MATERIAL PROVIDED:
========

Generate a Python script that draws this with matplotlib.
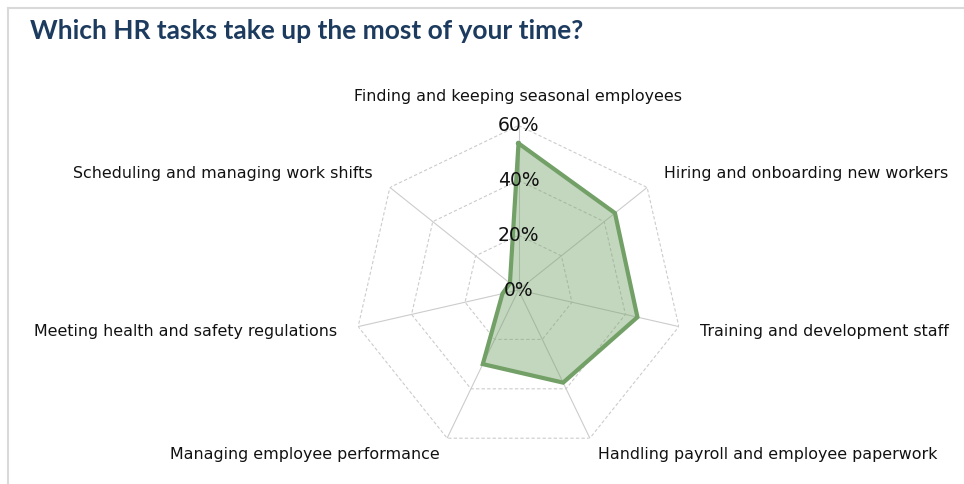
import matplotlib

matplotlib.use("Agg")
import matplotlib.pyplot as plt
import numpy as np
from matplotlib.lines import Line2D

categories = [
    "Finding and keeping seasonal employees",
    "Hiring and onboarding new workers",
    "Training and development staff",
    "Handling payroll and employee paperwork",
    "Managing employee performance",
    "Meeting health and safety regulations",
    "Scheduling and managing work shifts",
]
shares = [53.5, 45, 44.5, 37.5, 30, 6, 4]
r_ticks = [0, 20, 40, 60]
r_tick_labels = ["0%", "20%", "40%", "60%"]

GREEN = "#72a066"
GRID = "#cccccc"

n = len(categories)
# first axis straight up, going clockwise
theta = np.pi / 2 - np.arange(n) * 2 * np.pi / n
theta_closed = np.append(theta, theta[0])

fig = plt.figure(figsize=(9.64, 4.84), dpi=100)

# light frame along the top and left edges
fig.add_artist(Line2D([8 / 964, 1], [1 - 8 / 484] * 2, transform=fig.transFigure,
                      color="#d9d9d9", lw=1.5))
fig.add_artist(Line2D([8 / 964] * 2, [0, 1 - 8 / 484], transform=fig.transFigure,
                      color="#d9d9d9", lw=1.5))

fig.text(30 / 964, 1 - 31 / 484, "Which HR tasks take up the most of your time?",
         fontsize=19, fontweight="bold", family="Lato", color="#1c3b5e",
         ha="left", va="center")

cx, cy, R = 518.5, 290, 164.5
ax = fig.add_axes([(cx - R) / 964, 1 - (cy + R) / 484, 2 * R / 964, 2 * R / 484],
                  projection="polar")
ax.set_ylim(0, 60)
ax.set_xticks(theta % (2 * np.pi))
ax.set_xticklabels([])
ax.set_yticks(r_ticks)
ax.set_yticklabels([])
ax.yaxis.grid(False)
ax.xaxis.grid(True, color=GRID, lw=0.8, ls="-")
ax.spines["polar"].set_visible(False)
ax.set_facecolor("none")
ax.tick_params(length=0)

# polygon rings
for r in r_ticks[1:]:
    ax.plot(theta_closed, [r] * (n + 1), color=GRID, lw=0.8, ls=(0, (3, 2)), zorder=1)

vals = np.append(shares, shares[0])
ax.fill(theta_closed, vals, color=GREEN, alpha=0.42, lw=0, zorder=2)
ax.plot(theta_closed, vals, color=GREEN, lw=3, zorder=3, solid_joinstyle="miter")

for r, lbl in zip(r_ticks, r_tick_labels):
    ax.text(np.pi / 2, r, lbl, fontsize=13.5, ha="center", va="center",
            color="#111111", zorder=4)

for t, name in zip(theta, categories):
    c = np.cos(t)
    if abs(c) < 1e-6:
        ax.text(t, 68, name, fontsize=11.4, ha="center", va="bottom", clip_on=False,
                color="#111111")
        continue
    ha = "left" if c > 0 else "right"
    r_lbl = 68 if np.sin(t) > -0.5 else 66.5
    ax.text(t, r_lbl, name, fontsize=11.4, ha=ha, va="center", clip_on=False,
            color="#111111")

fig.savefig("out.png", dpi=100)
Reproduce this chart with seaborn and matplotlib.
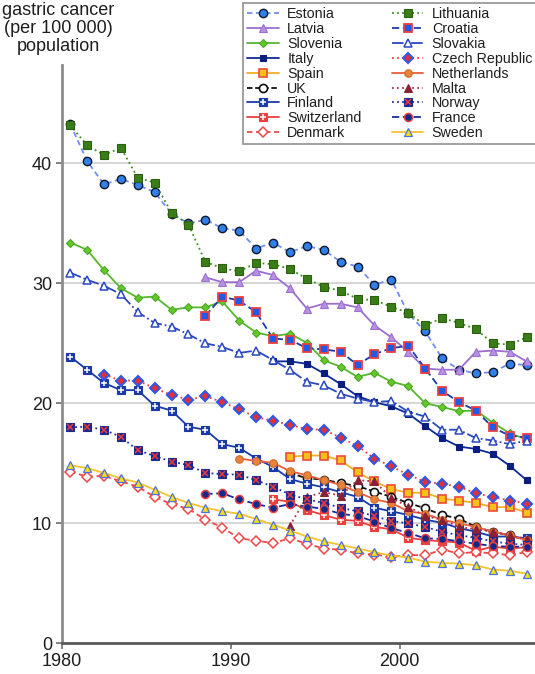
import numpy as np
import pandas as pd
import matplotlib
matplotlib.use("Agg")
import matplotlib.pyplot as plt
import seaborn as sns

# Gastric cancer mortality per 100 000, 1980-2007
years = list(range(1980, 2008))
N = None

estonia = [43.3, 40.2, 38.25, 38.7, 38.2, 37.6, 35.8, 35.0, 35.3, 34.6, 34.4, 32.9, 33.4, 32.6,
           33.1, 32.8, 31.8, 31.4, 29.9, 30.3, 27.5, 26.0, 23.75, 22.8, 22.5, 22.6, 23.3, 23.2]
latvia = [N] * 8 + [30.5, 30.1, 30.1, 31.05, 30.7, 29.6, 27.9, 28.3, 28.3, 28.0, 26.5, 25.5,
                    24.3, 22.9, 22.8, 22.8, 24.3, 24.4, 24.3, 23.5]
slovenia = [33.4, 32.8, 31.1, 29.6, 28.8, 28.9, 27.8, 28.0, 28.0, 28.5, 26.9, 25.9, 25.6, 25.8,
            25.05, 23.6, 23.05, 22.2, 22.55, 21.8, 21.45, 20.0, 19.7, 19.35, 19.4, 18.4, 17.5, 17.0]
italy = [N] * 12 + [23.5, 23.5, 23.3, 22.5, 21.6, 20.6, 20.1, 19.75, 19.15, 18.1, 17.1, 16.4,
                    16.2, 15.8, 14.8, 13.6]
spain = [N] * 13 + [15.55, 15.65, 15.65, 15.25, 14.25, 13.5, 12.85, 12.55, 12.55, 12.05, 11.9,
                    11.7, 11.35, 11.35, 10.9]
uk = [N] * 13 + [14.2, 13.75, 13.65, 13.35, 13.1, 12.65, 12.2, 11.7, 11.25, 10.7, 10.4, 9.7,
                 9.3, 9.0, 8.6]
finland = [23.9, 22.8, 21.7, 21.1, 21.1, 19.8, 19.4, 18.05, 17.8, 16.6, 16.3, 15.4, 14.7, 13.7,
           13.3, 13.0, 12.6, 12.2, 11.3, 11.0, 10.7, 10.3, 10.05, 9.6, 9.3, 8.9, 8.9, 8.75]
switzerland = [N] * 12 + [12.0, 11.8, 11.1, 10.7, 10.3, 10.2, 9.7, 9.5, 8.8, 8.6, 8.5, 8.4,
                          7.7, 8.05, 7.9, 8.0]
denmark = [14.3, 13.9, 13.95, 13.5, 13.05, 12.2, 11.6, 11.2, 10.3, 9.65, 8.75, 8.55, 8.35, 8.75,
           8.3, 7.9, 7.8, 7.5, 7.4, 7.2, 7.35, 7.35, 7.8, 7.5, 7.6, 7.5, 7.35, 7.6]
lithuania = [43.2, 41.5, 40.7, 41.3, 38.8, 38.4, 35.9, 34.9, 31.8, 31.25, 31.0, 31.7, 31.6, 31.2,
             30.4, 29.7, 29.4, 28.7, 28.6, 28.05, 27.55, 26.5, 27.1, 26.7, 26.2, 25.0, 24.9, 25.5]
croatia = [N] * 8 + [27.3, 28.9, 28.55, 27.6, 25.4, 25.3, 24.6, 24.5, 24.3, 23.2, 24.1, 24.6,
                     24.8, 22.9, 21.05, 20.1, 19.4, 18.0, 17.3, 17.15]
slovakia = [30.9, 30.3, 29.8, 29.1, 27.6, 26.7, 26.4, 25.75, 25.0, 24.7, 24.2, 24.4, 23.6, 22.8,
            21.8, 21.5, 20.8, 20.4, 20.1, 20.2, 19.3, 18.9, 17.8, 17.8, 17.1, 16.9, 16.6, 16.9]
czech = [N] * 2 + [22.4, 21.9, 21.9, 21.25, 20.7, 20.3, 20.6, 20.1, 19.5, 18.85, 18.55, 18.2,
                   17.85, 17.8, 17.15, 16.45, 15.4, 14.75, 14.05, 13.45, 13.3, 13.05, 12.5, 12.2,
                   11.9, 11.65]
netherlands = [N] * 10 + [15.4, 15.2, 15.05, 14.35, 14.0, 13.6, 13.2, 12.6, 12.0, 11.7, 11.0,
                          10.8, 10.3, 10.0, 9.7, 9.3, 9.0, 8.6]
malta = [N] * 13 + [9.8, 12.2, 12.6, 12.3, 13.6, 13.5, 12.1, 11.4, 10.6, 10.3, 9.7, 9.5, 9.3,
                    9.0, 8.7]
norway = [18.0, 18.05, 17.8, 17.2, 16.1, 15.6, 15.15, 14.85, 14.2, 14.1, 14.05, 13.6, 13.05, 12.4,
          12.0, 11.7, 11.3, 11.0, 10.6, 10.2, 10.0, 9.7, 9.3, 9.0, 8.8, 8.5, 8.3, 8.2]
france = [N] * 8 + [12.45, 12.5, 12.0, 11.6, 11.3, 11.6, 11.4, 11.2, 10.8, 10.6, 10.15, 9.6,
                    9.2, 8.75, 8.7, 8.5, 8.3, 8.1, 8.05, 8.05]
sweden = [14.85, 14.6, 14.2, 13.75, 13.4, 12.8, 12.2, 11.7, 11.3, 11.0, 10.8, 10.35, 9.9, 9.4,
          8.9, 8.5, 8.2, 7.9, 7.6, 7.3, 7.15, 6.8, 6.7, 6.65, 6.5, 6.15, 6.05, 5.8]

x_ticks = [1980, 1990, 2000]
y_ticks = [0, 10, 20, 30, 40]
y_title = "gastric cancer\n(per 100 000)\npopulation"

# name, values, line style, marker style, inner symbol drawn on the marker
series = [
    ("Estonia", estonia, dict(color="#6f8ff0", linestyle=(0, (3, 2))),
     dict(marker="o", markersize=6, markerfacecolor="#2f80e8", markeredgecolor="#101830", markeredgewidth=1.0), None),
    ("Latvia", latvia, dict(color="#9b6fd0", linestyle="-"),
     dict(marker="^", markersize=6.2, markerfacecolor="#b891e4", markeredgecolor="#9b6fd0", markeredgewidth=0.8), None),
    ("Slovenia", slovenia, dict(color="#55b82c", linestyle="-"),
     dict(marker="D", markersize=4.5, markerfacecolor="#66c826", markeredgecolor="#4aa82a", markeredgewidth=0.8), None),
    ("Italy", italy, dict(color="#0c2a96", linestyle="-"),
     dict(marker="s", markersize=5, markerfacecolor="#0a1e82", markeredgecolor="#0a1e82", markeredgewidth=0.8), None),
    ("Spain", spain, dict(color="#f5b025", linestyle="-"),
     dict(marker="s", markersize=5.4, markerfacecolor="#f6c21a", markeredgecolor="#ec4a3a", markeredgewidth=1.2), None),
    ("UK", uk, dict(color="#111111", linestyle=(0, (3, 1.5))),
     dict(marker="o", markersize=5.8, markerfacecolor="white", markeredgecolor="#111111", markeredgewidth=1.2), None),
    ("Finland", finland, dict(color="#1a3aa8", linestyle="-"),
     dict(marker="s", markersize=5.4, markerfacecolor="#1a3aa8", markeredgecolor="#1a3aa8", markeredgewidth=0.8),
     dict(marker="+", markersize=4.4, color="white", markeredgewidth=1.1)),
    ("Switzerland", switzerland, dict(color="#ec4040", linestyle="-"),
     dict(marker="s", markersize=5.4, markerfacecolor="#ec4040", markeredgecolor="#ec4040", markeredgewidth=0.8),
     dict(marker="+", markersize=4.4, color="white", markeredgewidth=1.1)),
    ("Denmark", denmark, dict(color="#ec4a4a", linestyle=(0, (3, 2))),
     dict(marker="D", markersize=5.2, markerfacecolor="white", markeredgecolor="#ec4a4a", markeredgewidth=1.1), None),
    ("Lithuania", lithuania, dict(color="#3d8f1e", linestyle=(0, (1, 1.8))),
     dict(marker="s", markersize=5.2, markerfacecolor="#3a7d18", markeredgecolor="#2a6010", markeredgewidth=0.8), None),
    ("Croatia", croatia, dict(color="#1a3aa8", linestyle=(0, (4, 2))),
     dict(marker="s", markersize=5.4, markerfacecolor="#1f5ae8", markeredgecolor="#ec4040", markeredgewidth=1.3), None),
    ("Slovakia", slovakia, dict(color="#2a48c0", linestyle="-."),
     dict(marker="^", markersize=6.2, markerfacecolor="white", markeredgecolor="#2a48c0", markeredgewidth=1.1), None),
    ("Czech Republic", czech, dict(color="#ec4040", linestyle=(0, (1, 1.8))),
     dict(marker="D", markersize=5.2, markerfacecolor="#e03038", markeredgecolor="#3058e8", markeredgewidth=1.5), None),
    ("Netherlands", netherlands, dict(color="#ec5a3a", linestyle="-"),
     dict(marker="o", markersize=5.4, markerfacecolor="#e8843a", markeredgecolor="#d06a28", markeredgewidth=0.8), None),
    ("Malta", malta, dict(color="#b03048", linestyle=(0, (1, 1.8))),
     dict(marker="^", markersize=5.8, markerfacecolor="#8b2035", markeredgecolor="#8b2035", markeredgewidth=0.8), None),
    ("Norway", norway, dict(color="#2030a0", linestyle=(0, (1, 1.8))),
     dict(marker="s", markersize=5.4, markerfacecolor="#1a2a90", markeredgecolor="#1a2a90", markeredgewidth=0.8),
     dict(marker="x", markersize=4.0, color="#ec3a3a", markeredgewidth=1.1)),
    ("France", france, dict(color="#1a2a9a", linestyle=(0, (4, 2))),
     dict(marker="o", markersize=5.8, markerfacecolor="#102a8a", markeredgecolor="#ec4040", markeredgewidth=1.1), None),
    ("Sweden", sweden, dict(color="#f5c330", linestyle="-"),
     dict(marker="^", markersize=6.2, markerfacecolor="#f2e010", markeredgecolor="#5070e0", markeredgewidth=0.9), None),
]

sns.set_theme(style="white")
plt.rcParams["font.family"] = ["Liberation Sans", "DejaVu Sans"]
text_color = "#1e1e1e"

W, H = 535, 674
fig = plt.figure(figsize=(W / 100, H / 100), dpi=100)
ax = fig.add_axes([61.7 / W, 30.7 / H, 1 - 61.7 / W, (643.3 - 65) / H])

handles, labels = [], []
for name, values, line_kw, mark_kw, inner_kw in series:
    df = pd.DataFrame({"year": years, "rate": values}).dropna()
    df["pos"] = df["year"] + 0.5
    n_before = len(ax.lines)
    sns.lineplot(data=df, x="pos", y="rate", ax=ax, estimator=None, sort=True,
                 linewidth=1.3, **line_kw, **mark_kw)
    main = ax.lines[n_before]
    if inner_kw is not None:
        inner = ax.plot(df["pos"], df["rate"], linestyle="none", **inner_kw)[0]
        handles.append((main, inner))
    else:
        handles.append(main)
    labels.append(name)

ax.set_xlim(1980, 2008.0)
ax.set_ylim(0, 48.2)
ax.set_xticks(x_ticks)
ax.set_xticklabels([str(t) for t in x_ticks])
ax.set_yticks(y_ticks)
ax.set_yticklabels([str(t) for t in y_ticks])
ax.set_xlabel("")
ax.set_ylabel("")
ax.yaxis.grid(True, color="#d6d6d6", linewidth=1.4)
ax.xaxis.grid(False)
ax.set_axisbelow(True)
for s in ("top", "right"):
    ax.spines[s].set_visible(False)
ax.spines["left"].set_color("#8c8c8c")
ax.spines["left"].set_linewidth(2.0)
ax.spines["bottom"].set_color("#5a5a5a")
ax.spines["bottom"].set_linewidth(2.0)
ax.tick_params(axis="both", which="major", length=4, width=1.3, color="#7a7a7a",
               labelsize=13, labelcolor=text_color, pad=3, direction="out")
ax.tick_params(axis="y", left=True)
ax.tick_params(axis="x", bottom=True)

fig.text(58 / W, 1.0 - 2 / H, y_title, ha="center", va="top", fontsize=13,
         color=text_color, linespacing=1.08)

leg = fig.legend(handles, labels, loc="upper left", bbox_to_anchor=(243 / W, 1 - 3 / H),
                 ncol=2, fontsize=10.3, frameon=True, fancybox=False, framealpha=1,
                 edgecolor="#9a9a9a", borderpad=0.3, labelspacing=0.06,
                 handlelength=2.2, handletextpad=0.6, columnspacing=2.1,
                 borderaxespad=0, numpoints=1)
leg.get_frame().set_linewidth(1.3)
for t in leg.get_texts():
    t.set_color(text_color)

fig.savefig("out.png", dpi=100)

========

WHAT IS NEEDED:
From the first line above through the line containing "fig = plt.figure(figsize=(9.64, 4.84), dpi=100)", copy everything exactly, without the pictures.

EXERCISE RESULT:
Generate a Python script that draws this with matplotlib.
import matplotlib

matplotlib.use("Agg")
import matplotlib.pyplot as plt
import numpy as np
from matplotlib.lines import Line2D

categories = [
    "Finding and keeping seasonal employees",
    "Hiring and onboarding new workers",
    "Training and development staff",
    "Handling payroll and employee paperwork",
    "Managing employee performance",
    "Meeting health and safety regulations",
    "Scheduling and managing work shifts",
]
shares = [53.5, 45, 44.5, 37.5, 30, 6, 4]
r_ticks = [0, 20, 40, 60]
r_tick_labels = ["0%", "20%", "40%", "60%"]

GREEN = "#72a066"
GRID = "#cccccc"

n = len(categories)
# first axis straight up, going clockwise
theta = np.pi / 2 - np.arange(n) * 2 * np.pi / n
theta_closed = np.append(theta, theta[0])

fig = plt.figure(figsize=(9.64, 4.84), dpi=100)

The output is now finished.